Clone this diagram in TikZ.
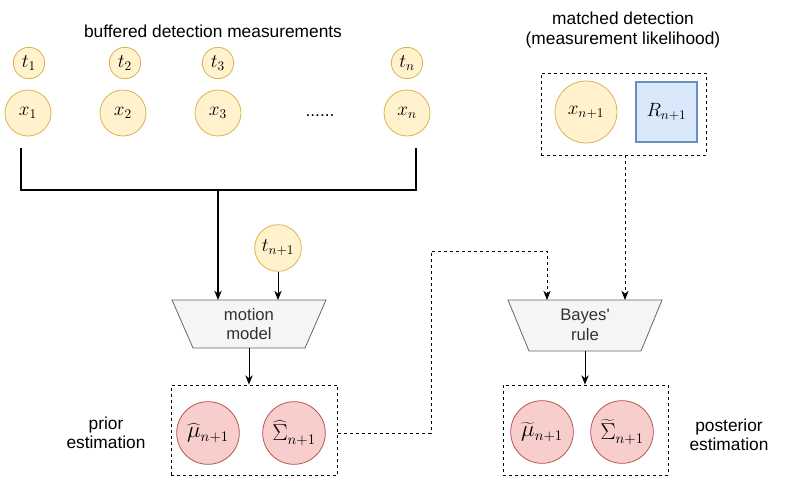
\documentclass[tikz,border=0pt]{standalone}
\usepackage[no-math]{fontspec}
\setmainfont{Liberation Sans}
\font\plainls="Liberation Sans" at 12.5pt
\usetikzlibrary{arrows.meta}
\definecolor{yfill}{HTML}{FFF2CC}
\definecolor{ydraw}{HTML}{D6B656}
\definecolor{rfill}{HTML}{F8CECC}
\definecolor{rdraw}{HTML}{B85450}
\definecolor{bfill}{HTML}{DAE8FC}
\definecolor{bdraw}{HTML}{6C8EBF}
\definecolor{gfill}{HTML}{F5F5F5}
\definecolor{gdraw}{HTML}{666666}
\definecolor{gtext}{HTML}{333333}
\tikzset{
  mathtxt/.style={font=\fontsize{14}{17}\selectfont},
  tcirc/.style={circle, draw=ydraw, fill=yfill, inner sep=0pt, minimum size=23.5pt, line width=0.6pt, mathtxt},
  xcirc/.style={circle, draw=ydraw, fill=yfill, inner sep=0pt, minimum size=34.5pt, line width=0.6pt, mathtxt},
  rcirc/.style={circle, draw=rdraw, fill=rfill, inner sep=0pt, minimum size=47pt, line width=0.6pt, font=\fontsize{16}{19}\selectfont},
  dbox/.style={draw, dashed, dash pattern=on 2.25pt off 2.25pt, line width=0.6pt},
  lbl/.style={font=\fontsize{13}{14.5}\selectfont, align=center, inner sep=0pt},
  trapbox/.style={draw=gdraw, fill=gfill, line width=0.6pt},
  traptxt/.style={font=\fontsize{12.5}{14.5}\selectfont, align=center, text=gtext, inner sep=0pt, minimum width=115.5pt, minimum height=36pt},
  arr/.style={-{Stealth[length=7pt,width=5.5pt]}, line width=0.75pt},
  darr/.style={-{Stealth[length=7pt,width=5.5pt]}, line width=0.6pt, dashed, dash pattern=on 2.25pt off 2.25pt},
}
\begin{document}
\begin{tikzpicture}[x=0.75pt,y=-0.75pt]
\useasboundingbox (0,0) rectangle (791,481);
% titles
\node[lbl] (ttl1) at (213,31) {buffered detection measurements};
\node[lbl] (ttl2) at (623,30) {matched detection\\(measurement likelihood)};
% t circles
\node[tcirc] (t1) at (29,63) {$t_1$};
\node[tcirc] (t2) at (125,63) {$t_2$};
\node[tcirc] (t3) at (218,63) {$t_3$};
\node[tcirc] (tn) at (407,63) {$t_n$};
% x circles
\node[xcirc] (x1) at (28,113) {$x_1$};
\node[xcirc] (x2) at (123,113) {$x_2$};
\node[xcirc] (x3) at (218,113) {$x_3$};
\node[xcirc] (xn) at (407,113) {$x_n$};
\node[lbl] (dots) at (320,116) {......};
% bracket
\coordinate (bl) at (21,148);
\coordinate (br) at (416,148);
\coordinate (bm) at (218,190);
\draw[line width=1.5pt] (bl) |- (br |- bm) -- (br);
% motion model
\draw[trapbox] (172,300) -- (326,300) -- (305,348) -- (193,348) -- cycle;
\node[traptxt] (mm) at (249,324) {motion\\model};
\coordinate (mmin1) at (218,300);
\coordinate (mmin2) at (278,300);
\coordinate (mmout) at (249,348);
\draw[arr, line width=1.5pt] (bm) -- (mmin1);
\node[xcirc, minimum size=35pt] (tn1) at (278,248) {$t_{n+1}$};
\draw[arr] (tn1) -- (mmin2);
% prior box
\node[dbox, minimum width=125pt, minimum height=67.5pt, inner sep=0pt] (prior) at (254.5,430) {};
\node[rcirc] (muh) at (208,433) {$\widehat{\mu}_{n+1}$};
\node[rcirc] (sgh) at (294,433) {$\widehat{\Sigma}_{n+1}$};
\node[lbl] (plbl) at (106,433) {prior\\estimation};
\draw[arr] (mmout) -- (mmout |- prior.north);
% matched detection box
\node[dbox, minimum width=123.75pt, minimum height=61.5pt, inner sep=0pt] (match) at (623.5,114) {};
\node[xcirc, minimum size=46.5pt] (xn1) at (586,112) {$x_{n+1}$};
\node[draw=bdraw, fill=bfill, line width=1.3pt, minimum width=46pt, minimum height=45.5pt, inner sep=0pt, mathtxt] (R) at (666.5,112) {$R_{n+1}$};
% Bayes rule
\draw[trapbox] (508,300) -- (662,300) -- (641,351) -- (529,351) -- cycle;
\node[traptxt] (bayes) at (585,325) {Bayes{\plainls'}\\rule};
\coordinate (bin1) at (547,300);
\coordinate (bin2) at (625,300);
\coordinate (bout) at (585,351);
\draw[darr] (match.south -| bin2) -- (bin2);
\draw[darr] (prior.east |- sgh) -| (431,251) -| (bin1);
% posterior box
\node[dbox, minimum width=123.75pt, minimum height=67.5pt, inner sep=0pt] (post) at (585.5,430) {};
\node[rcirc] (mut) at (542,432) {$\widetilde{\mu}_{n+1}$};
\node[rcirc] (sgt) at (622,432) {$\widetilde{\Sigma}_{n+1}$};
\node[lbl] (qlbl) at (729,435) {posterior\\estimation};
\draw[arr] (bout) -- (bout |- post.north);
\end{tikzpicture}
\end{document}
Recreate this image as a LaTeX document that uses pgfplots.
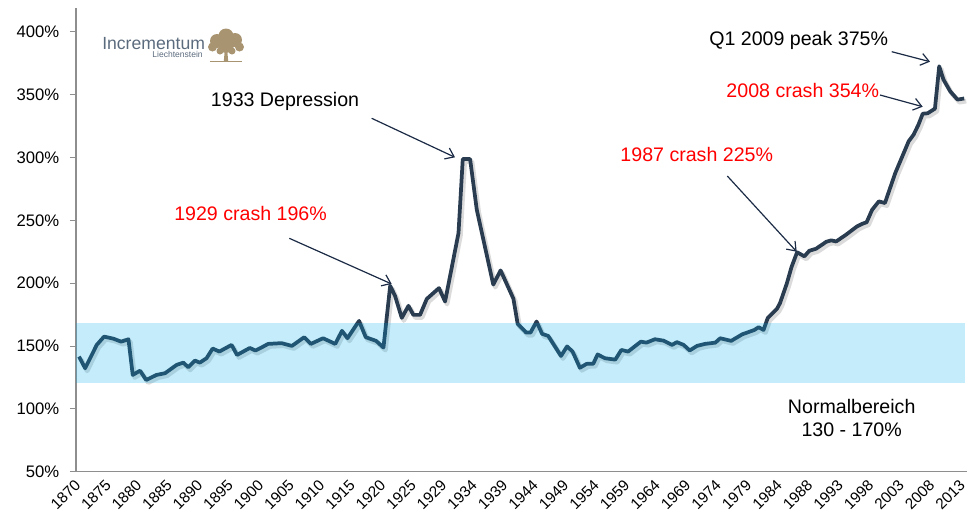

################

What you should do
The records shown above are to be repeated exactly, with the pictures left out.

Exercise answer
Clone this diagram in TikZ.
\documentclass[tikz,border=0pt]{standalone}
\usepackage[no-math]{fontspec}
\setmainfont{Liberation Sans}
\font\plainls="Liberation Sans" at 12.5pt
\usetikzlibrary{arrows.meta}
\definecolor{yfill}{HTML}{FFF2CC}
\definecolor{ydraw}{HTML}{D6B656}
\definecolor{rfill}{HTML}{F8CECC}
\definecolor{rdraw}{HTML}{B85450}
\definecolor{bfill}{HTML}{DAE8FC}
\definecolor{bdraw}{HTML}{6C8EBF}
\definecolor{gfill}{HTML}{F5F5F5}
\definecolor{gdraw}{HTML}{666666}
\definecolor{gtext}{HTML}{333333}
\tikzset{
  mathtxt/.style={font=\fontsize{14}{17}\selectfont},
  tcirc/.style={circle, draw=ydraw, fill=yfill, inner sep=0pt, minimum size=23.5pt, line width=0.6pt, mathtxt},
  xcirc/.style={circle, draw=ydraw, fill=yfill, inner sep=0pt, minimum size=34.5pt, line width=0.6pt, mathtxt},
  rcirc/.style={circle, draw=rdraw, fill=rfill, inner sep=0pt, minimum size=47pt, line width=0.6pt, font=\fontsize{16}{19}\selectfont},
  dbox/.style={draw, dashed, dash pattern=on 2.25pt off 2.25pt, line width=0.6pt},
  lbl/.style={font=\fontsize{13}{14.5}\selectfont, align=center, inner sep=0pt},
  trapbox/.style={draw=gdraw, fill=gfill, line width=0.6pt},
  traptxt/.style={font=\fontsize{12.5}{14.5}\selectfont, align=center, text=gtext, inner sep=0pt, minimum width=115.5pt, minimum height=36pt},
  arr/.style={-{Stealth[length=7pt,width=5.5pt]}, line width=0.75pt},
  darr/.style={-{Stealth[length=7pt,width=5.5pt]}, line width=0.6pt, dashed, dash pattern=on 2.25pt off 2.25pt},
}
\begin{document}
\begin{tikzpicture}[x=0.75pt,y=-0.75pt]
\useasboundingbox (0,0) rectangle (791,481);
% titles
\node[lbl] (ttl1) at (213,31) {buffered detection measurements};
\node[lbl] (ttl2) at (623,30) {matched detection\\(measurement likelihood)};
% t circles
\node[tcirc] (t1) at (29,63) {$t_1$};
\node[tcirc] (t2) at (125,63) {$t_2$};
\node[tcirc] (t3) at (218,63) {$t_3$};
\node[tcirc] (tn) at (407,63) {$t_n$};
% x circles
\node[xcirc] (x1) at (28,113) {$x_1$};
\node[xcirc] (x2) at (123,113) {$x_2$};
\node[xcirc] (x3) at (218,113) {$x_3$};
\node[xcirc] (xn) at (407,113) {$x_n$};
\node[lbl] (dots) at (320,116) {......};
% bracket
\coordinate (bl) at (21,148);
\coordinate (br) at (416,148);
\coordinate (bm) at (218,190);
\draw[line width=1.5pt] (bl) |- (br |- bm) -- (br);
% motion model
\draw[trapbox] (172,300) -- (326,300) -- (305,348) -- (193,348) -- cycle;
\node[traptxt] (mm) at (249,324) {motion\\model};
\coordinate (mmin1) at (218,300);
\coordinate (mmin2) at (278,300);
\coordinate (mmout) at (249,348);
\draw[arr, line width=1.5pt] (bm) -- (mmin1);
\node[xcirc, minimum size=35pt] (tn1) at (278,248) {$t_{n+1}$};
\draw[arr] (tn1) -- (mmin2);
% prior box
\node[dbox, minimum width=125pt, minimum height=67.5pt, inner sep=0pt] (prior) at (254.5,430) {};
\node[rcirc] (muh) at (208,433) {$\widehat{\mu}_{n+1}$};
\node[rcirc] (sgh) at (294,433) {$\widehat{\Sigma}_{n+1}$};
\node[lbl] (plbl) at (106,433) {prior\\estimation};
\draw[arr] (mmout) -- (mmout |- prior.north);
% matched detection box
\node[dbox, minimum width=123.75pt, minimum height=61.5pt, inner sep=0pt] (match) at (623.5,114) {};
\node[xcirc, minimum size=46.5pt] (xn1) at (586,112) {$x_{n+1}$};
\node[draw=bdraw, fill=bfill, line width=1.3pt, minimum width=46pt, minimum height=45.5pt, inner sep=0pt, mathtxt] (R) at (666.5,112) {$R_{n+1}$};
% Bayes rule
\draw[trapbox] (508,300) -- (662,300) -- (641,351) -- (529,351) -- cycle;
\node[traptxt] (bayes) at (585,325) {Bayes{\plainls'}\\rule};
\coordinate (bin1) at (547,300);
\coordinate (bin2) at (625,300);
\coordinate (bout) at (585,351);
\draw[darr] (match.south -| bin2) -- (bin2);
\draw[darr] (prior.east |- sgh) -| (431,251) -| (bin1);
% posterior box
\node[dbox, minimum width=123.75pt, minimum height=67.5pt, inner sep=0pt] (post) at (585.5,430) {};
\node[rcirc] (mut) at (542,432) {$\widetilde{\mu}_{n+1}$};
\node[rcirc] (sgt) at (622,432) {$\widetilde{\Sigma}_{n+1}$};
\node[lbl] (qlbl) at (729,435) {posterior\\estimation};
\draw[arr] (bout) -- (bout |- post.north);
\end{tikzpicture}
\end{document}
Recreate this image as a LaTeX document that uses pgfplots.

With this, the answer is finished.